> Problem requirements
Return only the lines from the start of the records through the line that contains "eu_proj = [14.17, 13.96, 13.74, 13.53, 13.31, 13.08]", inclusive; leave out all pictures.

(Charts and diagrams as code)

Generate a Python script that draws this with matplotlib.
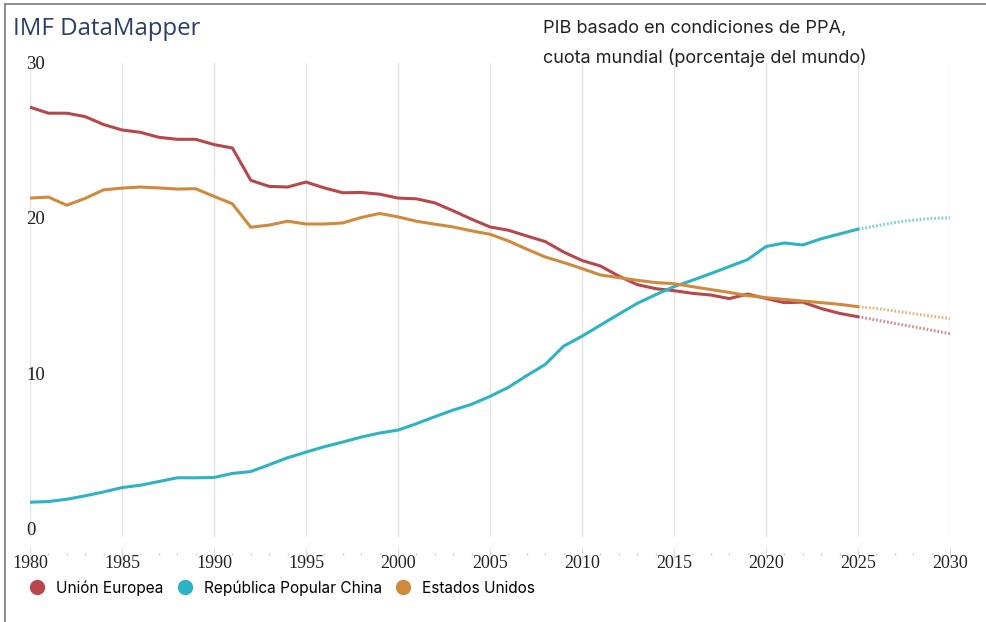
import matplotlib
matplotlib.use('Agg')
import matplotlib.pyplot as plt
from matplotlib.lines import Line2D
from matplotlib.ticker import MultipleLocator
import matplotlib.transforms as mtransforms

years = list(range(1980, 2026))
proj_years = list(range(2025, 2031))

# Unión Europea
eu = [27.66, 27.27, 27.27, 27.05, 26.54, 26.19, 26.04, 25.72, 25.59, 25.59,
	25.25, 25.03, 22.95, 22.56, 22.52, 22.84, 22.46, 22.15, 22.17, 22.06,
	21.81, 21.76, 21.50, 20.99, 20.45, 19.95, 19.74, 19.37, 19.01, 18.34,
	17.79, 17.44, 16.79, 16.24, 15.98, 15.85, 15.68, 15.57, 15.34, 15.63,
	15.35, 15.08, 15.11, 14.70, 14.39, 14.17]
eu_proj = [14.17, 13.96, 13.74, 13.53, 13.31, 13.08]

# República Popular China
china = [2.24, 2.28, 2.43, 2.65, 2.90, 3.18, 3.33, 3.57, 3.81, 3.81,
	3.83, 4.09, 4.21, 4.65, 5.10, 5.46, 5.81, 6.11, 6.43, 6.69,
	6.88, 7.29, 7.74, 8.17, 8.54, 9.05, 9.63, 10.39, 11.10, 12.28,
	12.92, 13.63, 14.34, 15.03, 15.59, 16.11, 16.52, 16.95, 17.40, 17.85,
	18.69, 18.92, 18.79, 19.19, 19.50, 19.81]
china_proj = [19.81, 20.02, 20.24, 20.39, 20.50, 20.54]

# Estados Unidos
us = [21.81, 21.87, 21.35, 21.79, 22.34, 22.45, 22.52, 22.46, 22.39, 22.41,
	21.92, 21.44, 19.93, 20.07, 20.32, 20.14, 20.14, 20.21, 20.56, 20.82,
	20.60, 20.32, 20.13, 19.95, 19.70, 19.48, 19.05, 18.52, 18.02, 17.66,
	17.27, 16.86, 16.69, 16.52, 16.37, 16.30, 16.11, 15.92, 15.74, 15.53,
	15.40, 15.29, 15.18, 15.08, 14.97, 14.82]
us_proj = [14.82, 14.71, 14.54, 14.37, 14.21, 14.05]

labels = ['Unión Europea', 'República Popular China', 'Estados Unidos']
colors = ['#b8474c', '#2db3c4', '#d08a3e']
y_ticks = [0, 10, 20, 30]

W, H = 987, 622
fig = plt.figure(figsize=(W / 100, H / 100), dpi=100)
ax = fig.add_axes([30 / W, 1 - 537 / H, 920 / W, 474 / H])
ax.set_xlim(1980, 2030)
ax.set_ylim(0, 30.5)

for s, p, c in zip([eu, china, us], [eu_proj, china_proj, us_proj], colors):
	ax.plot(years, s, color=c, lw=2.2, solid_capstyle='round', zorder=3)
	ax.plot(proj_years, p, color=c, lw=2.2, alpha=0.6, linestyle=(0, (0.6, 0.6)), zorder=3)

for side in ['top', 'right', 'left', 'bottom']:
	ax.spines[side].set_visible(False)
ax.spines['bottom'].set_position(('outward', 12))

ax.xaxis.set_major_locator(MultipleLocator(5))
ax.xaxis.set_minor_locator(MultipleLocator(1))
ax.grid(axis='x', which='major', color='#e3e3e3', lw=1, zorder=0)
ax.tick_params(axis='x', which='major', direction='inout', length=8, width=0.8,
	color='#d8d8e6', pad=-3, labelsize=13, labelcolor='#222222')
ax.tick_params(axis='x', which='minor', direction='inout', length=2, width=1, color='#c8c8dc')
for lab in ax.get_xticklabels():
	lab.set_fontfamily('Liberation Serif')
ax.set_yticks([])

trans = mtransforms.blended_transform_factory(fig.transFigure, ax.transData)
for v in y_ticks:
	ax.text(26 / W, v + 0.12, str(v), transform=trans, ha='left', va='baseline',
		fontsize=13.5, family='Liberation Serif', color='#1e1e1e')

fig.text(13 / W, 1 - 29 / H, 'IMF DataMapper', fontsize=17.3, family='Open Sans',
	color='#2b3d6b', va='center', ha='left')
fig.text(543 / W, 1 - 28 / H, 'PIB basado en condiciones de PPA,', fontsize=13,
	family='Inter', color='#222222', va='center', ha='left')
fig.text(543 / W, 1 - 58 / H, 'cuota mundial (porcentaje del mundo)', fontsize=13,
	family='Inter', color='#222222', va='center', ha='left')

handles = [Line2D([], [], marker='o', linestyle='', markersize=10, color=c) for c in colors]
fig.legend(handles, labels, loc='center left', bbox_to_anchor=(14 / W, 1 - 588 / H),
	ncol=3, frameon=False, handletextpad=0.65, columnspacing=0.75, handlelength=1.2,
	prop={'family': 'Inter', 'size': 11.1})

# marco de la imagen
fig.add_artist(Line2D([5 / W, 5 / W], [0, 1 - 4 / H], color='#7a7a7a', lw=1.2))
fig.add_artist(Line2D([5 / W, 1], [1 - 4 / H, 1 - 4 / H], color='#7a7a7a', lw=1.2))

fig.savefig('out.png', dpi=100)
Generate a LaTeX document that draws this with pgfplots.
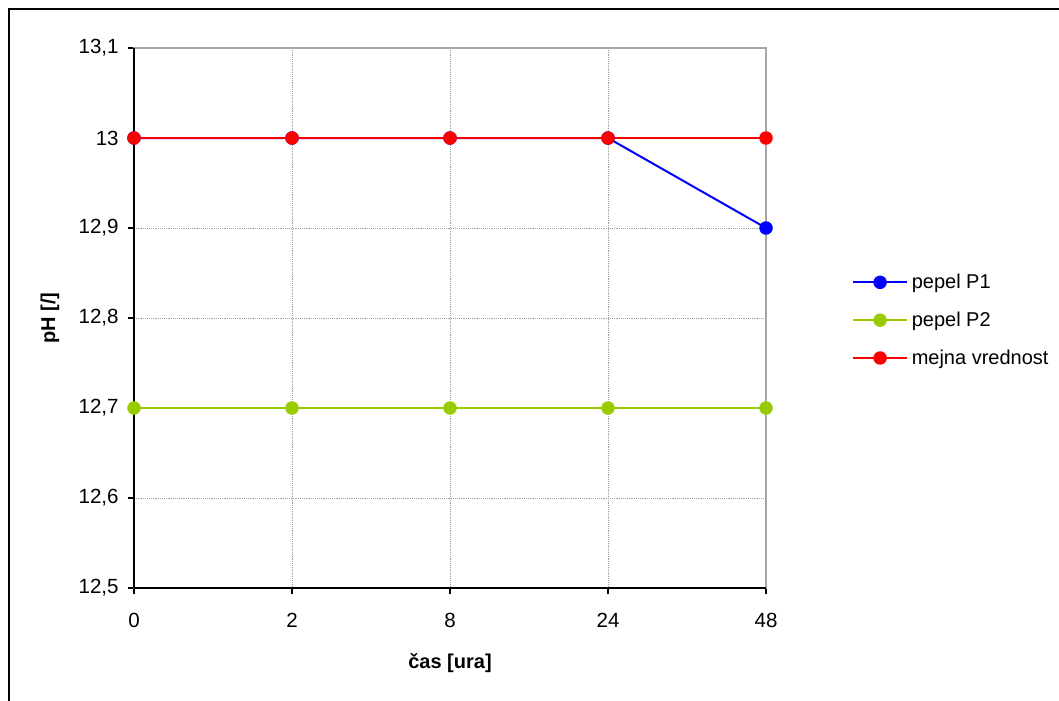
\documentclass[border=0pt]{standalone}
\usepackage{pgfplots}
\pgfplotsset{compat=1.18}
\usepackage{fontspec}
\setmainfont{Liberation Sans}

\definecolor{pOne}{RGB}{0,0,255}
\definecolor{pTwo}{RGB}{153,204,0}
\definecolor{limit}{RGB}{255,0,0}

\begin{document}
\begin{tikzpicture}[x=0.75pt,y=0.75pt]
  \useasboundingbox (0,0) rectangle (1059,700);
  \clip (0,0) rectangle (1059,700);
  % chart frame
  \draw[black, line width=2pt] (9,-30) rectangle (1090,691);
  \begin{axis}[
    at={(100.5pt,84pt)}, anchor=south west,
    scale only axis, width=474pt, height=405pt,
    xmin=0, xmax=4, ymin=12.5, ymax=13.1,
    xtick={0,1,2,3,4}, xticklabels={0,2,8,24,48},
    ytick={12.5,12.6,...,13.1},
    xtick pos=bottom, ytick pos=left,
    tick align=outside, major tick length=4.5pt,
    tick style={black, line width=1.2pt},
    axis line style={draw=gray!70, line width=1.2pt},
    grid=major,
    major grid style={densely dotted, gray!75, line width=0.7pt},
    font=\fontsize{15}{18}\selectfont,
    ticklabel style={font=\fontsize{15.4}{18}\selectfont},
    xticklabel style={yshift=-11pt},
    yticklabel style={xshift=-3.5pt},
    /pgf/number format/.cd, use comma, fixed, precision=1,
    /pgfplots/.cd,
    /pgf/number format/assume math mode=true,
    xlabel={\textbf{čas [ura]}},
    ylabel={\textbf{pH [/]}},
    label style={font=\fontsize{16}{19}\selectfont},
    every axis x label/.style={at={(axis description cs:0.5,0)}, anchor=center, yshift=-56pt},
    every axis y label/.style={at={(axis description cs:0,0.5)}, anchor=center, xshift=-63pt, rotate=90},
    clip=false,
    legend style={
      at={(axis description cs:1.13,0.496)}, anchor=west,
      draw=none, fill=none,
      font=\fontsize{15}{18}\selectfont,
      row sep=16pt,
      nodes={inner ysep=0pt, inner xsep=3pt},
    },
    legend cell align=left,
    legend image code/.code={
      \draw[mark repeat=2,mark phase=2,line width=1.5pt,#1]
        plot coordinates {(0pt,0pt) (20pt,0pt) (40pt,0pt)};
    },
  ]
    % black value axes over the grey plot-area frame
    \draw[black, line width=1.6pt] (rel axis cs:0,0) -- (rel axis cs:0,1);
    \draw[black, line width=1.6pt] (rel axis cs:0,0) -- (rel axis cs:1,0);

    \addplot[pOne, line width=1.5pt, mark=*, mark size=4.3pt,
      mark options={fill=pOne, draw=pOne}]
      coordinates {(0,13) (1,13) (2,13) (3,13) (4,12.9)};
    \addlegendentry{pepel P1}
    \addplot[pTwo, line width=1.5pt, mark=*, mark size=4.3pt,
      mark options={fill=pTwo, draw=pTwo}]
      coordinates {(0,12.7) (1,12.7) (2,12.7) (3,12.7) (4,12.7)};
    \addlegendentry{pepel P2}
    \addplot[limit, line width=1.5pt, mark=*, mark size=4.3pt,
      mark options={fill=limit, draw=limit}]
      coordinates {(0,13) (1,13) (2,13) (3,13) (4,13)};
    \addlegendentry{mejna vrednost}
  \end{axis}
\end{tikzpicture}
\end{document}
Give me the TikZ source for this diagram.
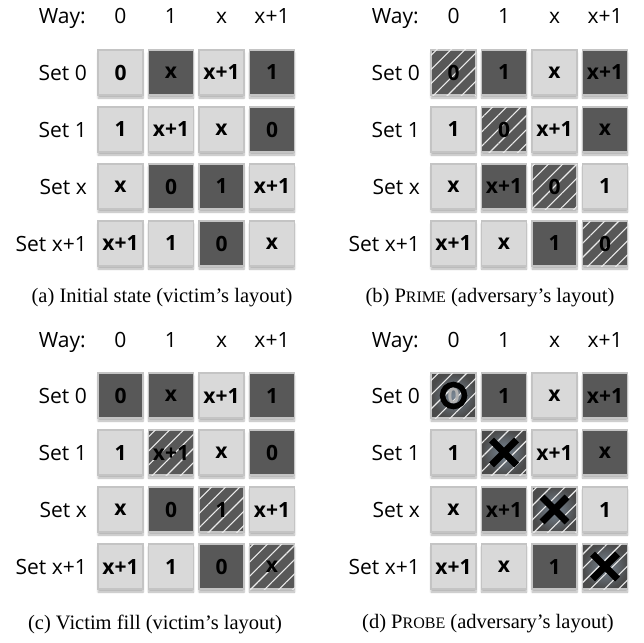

> Task response
Generate a Python script that draws this with matplotlib.
import matplotlib
matplotlib.use('Agg')
import matplotlib.pyplot as plt
from matplotlib.lines import Line2D
from matplotlib.ticker import MultipleLocator
import matplotlib.transforms as mtransforms

years = list(range(1980, 2026))
proj_years = list(range(2025, 2031))

# Unión Europea
eu = [27.66, 27.27, 27.27, 27.05, 26.54, 26.19, 26.04, 25.72, 25.59, 25.59,
	25.25, 25.03, 22.95, 22.56, 22.52, 22.84, 22.46, 22.15, 22.17, 22.06,
	21.81, 21.76, 21.50, 20.99, 20.45, 19.95, 19.74, 19.37, 19.01, 18.34,
	17.79, 17.44, 16.79, 16.24, 15.98, 15.85, 15.68, 15.57, 15.34, 15.63,
	15.35, 15.08, 15.11, 14.70, 14.39, 14.17]
eu_proj = [14.17, 13.96, 13.74, 13.53, 13.31, 13.08]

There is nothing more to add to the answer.